Race for strategic places, bases in Indian Ocean region: CDS Gen Bipin Rawat
Rawat’s remarks, made at a virtual conference, came against the backdrop of key European powers such as Germany and France unveiling strategies for the Indo-Pacific and China’s assertive actions across the region that have triggered concerns around the world
The presence of more than 120 foreign warships in the Indian Ocean and a race for strategic bases that will gain momentum in future reflects the growing global interest in the region, the Chief of Defence Staff, Gen Bipin Rawat, said on Friday.
Rawat’s remarks, made at a virtual conference, came against the backdrop of key European powers such as Germany and France unveiling strategies for the Indo-Pacific and China’s assertive actions across the region that have triggered concerns around the world.
India, he said, will have to build on existing bilateral and multilateral mechanisms, including more training engagements with partner nations, to cope with such challenges while retaining strategic autonomy in decision-making. The country will have to achieve its aspiration of becoming a major global power while living in a “tough neighbourhood” and an “increasingly contested” region, he added.
Delivering the keynote address at the Global Dialogue Security Forum, Rawat said, “At present, there are over 120 warships of extra-regional forces deployed in the Indian Ocean region in support of various missions. Till now the region, by and large, has remained peaceful albeit under contestation.”
He added, “Of late, along with geo-strategic competition in the Indo-Pacific, we are also witnessing a race for strategic places and bases in the Indian Ocean region, which is only going to gain momentum in times to come.”
Based on the challenges India faces as a rising regional power, the country requires structured long-term planning for capacity building and capability development of its defence forces, Rawat told the inaugural session of the event with the theme “Contesting the Indo-Pacific for global domination”.
“In our quest to build a stronger India, we need a peaceful and stable security environment. We need to maintain strategic autonomy and cooperative relations with extra-regional powers, underscored by strong regional linkages that would provide us with a greater degree of strategic leverage,” he added.
Many countries in the region are seeking to gain economic dividends from enhanced connectivity and infrastructure projects and powers within and outside the Indian Ocean region are investing in infrastructure development to “maintain and increase geo-political influence”, Rawat said.
“In recent years, China’s economic and political rise, coupled with competition to increase influence in the region, has attracted a great deal of interest,” he pointed out against the backdrop of the India-China border standoff.
Governance and security too are under threat of being undermined by non-state actors and there is growing naval competition among states, he said, adding, “To protect peace, prosperity and sovereignty, it is important for us to keep sea lines of communication secure at all times with a strong hold on the security dimension of this region.”

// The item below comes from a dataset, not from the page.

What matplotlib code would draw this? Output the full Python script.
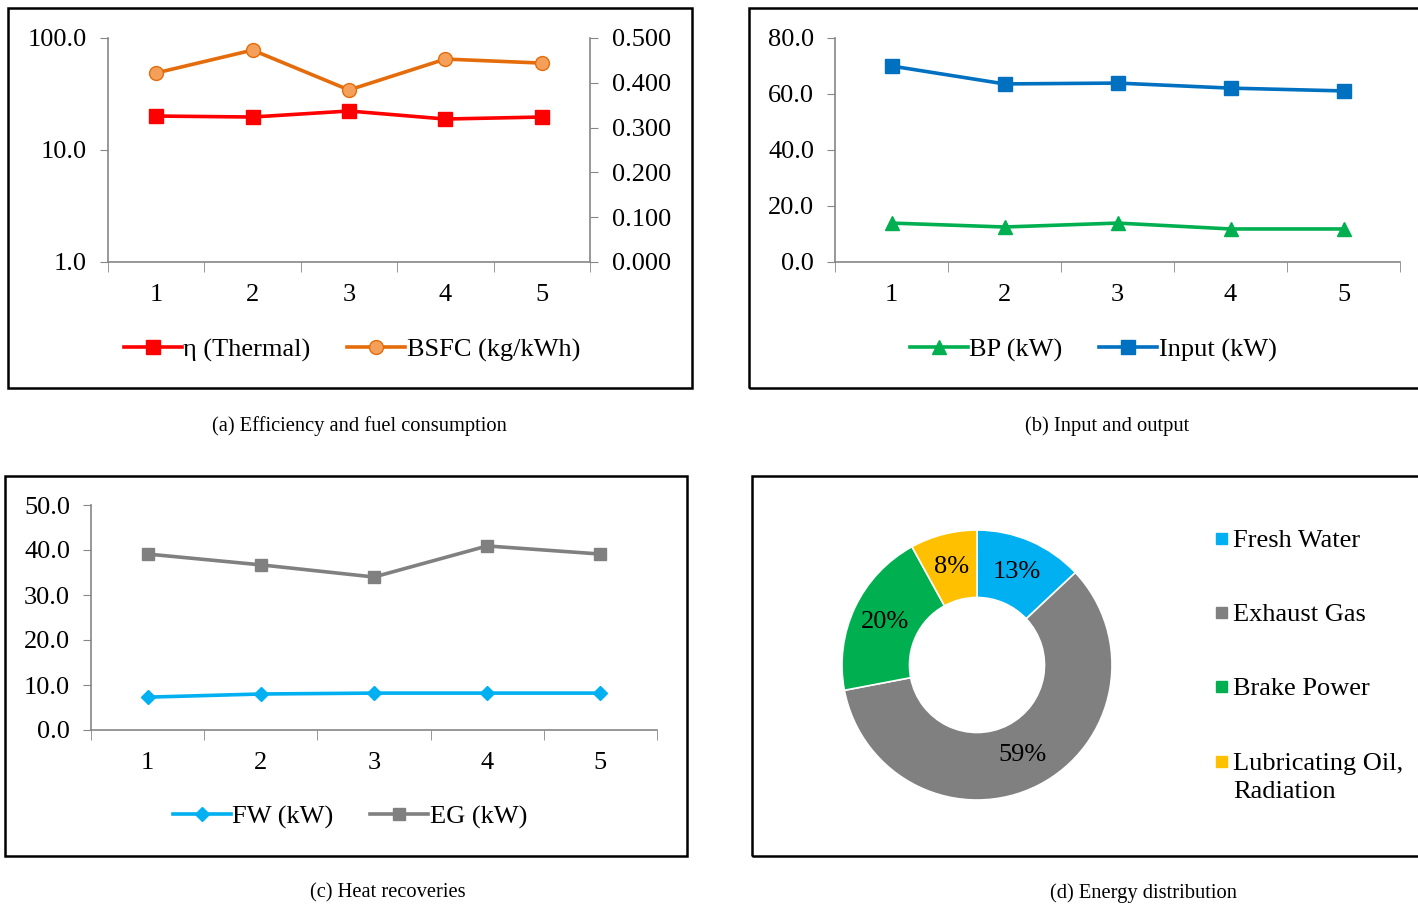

Rawat called for building on existing mechanisms such as JAI (Japan-Australia-India) and Asean-India to have the “right balance in our strategic autonomy”, and said, “The economic centre of gravity is shifting and will continue to shift in this century, and with the major global supply chains passing through our region, the Indo-Pacific in general and the Indian Ocean region in particular will remain vital for transit and world trade.”